━━━ SOURCE MATERIAL ━━━

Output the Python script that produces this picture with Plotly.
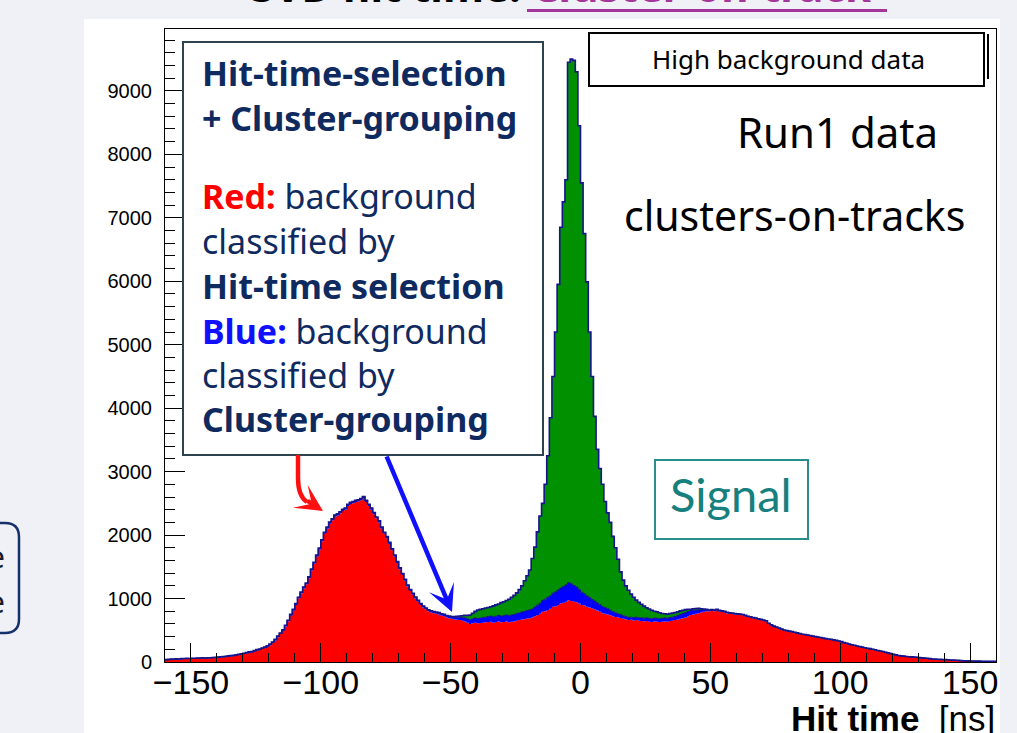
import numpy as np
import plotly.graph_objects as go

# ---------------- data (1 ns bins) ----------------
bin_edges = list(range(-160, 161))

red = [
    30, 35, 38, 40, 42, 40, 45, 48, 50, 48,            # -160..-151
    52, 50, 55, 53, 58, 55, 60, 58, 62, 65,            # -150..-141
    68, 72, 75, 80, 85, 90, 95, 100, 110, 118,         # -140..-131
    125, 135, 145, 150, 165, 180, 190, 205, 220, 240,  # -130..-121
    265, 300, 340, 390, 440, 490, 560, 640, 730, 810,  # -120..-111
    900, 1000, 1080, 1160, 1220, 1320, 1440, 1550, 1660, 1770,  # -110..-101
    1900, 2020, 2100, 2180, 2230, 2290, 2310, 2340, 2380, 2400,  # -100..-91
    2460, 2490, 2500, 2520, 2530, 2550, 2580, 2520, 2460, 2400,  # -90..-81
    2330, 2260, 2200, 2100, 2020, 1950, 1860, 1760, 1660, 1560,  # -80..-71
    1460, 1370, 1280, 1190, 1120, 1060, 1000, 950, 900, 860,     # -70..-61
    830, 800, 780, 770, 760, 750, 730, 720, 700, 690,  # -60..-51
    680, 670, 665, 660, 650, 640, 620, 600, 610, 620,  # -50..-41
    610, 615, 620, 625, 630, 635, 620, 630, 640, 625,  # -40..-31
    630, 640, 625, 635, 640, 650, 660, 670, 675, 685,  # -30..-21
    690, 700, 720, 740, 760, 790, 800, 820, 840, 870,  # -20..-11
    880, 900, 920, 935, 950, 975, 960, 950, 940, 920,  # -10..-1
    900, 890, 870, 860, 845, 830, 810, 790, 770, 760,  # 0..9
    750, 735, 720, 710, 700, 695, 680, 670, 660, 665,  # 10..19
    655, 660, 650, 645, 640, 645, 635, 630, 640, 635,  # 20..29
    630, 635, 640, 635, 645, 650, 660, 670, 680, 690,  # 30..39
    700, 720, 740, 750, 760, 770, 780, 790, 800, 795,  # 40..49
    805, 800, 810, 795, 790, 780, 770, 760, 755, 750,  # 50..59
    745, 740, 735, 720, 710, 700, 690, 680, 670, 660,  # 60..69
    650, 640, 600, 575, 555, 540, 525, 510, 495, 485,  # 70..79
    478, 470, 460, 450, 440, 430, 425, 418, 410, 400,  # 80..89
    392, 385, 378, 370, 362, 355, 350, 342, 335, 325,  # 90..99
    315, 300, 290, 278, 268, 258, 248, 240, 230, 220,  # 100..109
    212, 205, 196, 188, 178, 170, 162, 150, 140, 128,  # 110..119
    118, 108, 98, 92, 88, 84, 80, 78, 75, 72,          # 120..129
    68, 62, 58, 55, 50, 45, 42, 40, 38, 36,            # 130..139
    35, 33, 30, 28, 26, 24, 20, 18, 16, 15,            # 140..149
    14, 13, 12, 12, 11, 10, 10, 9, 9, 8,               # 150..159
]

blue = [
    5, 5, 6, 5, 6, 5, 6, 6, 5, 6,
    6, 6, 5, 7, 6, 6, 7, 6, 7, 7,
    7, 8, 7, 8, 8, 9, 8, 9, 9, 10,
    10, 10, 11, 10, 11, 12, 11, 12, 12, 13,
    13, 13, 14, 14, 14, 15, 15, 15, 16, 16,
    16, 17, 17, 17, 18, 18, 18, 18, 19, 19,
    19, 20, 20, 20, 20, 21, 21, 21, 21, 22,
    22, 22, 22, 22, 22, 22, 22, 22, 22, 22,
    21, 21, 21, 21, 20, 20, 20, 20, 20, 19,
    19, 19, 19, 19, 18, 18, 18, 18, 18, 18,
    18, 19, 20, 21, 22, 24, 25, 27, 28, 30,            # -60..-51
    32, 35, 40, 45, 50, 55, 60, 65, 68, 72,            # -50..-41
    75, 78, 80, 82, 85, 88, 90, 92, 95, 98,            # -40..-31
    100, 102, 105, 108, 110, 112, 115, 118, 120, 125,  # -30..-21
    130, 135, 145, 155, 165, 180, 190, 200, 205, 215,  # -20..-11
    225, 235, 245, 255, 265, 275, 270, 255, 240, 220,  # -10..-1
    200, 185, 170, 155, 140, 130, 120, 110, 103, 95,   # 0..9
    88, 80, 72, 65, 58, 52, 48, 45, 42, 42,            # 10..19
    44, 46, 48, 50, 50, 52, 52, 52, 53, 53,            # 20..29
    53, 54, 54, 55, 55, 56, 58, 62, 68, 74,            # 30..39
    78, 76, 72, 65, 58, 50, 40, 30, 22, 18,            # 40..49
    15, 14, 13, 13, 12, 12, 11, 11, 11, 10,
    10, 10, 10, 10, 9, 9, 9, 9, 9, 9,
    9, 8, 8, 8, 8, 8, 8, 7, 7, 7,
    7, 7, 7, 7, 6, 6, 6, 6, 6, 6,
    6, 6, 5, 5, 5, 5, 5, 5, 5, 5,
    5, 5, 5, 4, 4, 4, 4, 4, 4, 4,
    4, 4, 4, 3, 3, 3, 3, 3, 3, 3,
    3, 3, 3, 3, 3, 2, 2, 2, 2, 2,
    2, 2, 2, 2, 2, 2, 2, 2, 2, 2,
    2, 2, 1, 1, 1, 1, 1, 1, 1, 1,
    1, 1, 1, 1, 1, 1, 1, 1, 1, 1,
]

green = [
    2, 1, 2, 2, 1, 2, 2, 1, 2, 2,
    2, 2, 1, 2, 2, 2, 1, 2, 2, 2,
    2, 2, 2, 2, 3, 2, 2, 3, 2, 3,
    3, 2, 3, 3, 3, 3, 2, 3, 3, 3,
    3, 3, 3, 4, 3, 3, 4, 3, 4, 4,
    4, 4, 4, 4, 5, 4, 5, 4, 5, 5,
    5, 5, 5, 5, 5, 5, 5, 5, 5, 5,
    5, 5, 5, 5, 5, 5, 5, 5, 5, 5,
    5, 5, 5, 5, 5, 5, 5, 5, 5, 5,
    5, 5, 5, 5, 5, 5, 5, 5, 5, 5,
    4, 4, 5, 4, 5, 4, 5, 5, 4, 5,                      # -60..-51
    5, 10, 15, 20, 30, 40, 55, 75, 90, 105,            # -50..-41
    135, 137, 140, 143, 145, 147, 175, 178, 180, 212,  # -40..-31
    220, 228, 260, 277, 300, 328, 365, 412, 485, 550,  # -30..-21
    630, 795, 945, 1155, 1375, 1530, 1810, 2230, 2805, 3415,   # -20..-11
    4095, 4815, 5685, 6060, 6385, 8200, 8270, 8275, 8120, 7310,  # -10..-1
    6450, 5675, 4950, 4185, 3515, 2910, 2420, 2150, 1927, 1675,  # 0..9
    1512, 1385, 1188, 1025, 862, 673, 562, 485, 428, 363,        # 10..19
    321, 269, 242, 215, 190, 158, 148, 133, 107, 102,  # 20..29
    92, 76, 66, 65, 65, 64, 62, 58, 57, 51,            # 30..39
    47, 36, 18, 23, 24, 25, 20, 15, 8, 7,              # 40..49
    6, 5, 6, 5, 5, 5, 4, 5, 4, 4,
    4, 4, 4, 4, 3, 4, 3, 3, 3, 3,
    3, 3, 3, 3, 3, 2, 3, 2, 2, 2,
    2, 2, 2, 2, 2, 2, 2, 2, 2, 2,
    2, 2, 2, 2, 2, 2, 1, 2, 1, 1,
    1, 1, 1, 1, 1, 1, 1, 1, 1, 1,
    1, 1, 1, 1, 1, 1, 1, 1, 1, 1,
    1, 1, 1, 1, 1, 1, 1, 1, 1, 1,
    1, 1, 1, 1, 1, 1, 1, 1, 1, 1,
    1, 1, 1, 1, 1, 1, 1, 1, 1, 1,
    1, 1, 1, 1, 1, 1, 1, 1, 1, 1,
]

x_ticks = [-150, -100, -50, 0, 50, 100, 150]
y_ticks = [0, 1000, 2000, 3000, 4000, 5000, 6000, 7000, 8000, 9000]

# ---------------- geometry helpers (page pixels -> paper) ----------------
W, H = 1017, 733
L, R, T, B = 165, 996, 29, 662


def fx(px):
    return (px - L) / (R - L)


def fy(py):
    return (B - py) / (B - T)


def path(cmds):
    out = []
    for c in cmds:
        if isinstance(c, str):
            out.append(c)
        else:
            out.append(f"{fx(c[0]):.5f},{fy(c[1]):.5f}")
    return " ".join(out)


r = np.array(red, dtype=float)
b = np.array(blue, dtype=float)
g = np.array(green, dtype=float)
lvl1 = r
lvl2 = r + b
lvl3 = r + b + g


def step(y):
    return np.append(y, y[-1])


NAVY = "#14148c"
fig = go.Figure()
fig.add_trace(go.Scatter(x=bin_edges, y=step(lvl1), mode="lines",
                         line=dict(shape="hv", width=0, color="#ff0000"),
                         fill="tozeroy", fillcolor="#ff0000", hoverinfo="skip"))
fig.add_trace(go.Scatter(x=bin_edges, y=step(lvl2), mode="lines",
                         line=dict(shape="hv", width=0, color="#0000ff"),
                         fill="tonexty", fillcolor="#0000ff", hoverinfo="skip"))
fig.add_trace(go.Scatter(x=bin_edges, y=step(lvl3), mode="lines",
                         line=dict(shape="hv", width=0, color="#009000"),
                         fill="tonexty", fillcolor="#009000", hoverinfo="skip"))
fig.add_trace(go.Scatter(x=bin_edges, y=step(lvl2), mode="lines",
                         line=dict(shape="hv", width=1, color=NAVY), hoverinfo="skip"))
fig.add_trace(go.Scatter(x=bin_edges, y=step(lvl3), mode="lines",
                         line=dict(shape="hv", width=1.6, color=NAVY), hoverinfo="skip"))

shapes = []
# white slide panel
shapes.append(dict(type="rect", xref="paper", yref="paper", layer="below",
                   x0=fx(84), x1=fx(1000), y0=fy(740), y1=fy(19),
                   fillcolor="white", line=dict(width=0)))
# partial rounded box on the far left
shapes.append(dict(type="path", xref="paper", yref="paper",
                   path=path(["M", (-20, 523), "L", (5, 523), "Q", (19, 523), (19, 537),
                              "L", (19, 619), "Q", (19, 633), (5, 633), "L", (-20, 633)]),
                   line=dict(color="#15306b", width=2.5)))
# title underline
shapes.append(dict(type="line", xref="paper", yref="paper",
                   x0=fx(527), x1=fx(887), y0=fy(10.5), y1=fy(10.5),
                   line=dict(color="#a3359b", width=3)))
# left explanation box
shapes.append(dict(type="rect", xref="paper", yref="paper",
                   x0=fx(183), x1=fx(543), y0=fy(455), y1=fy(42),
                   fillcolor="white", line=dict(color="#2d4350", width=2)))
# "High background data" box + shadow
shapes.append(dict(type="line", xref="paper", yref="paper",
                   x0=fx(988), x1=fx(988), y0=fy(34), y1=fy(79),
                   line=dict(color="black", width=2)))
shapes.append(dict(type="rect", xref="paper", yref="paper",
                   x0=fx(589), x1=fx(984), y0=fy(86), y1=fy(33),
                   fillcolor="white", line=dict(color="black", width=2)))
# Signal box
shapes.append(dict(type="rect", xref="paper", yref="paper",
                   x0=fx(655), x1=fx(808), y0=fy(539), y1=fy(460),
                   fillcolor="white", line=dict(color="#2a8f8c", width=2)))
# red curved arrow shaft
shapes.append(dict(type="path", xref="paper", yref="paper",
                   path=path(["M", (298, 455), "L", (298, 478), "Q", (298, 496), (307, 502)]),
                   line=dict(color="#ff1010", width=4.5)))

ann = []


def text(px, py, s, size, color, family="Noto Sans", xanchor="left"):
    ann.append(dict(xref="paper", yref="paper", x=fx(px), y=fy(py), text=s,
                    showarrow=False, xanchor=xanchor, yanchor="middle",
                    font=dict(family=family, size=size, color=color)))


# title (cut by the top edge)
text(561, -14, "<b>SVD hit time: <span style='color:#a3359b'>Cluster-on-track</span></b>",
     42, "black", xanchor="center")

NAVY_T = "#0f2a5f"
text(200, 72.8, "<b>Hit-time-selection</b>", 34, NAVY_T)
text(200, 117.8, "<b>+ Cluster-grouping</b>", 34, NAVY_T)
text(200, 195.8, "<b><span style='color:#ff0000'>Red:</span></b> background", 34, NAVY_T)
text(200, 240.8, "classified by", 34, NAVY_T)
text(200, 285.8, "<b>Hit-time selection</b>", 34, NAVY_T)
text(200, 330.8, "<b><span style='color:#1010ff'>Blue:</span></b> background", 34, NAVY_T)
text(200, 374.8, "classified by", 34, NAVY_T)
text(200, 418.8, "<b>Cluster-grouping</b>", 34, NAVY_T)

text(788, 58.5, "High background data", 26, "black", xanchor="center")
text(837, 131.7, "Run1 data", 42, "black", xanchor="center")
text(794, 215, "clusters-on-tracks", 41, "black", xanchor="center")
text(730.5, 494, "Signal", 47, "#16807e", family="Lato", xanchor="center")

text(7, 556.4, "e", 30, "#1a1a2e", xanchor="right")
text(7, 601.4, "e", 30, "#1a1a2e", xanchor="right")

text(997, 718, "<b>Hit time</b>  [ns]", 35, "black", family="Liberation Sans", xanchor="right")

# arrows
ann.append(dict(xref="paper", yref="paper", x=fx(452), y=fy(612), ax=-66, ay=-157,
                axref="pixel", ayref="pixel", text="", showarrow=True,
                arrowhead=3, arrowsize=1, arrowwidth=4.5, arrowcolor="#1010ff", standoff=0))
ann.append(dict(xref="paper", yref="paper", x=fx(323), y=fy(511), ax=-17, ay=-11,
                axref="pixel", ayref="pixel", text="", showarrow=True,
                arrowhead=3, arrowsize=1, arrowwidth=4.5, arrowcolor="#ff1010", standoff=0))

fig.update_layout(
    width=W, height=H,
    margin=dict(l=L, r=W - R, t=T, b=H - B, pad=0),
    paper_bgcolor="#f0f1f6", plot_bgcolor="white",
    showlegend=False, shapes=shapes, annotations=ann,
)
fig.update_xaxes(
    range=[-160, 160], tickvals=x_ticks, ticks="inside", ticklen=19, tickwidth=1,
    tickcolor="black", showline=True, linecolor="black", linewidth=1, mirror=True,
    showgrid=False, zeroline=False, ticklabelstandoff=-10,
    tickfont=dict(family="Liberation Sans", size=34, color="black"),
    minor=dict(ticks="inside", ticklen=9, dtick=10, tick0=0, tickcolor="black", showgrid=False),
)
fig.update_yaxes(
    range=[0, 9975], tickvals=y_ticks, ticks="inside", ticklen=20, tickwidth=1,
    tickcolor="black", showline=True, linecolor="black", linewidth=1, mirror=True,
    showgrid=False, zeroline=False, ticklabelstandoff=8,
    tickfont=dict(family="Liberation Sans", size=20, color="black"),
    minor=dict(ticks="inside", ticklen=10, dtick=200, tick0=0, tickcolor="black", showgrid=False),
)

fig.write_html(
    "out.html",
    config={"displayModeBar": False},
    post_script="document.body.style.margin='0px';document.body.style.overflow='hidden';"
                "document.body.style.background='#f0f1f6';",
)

━━━

- TASK STATEMENT -
Go from the first line of the data above to the line containing "bin_edges = list(range(-160, 161))" and retype exactly those lines, both included, but none of the pictures.

- TASK OUTPUT -
Output the Python script that produces this picture with Plotly.
import numpy as np
import plotly.graph_objects as go

# ---------------- data (1 ns bins) ----------------
bin_edges = list(range(-160, 161))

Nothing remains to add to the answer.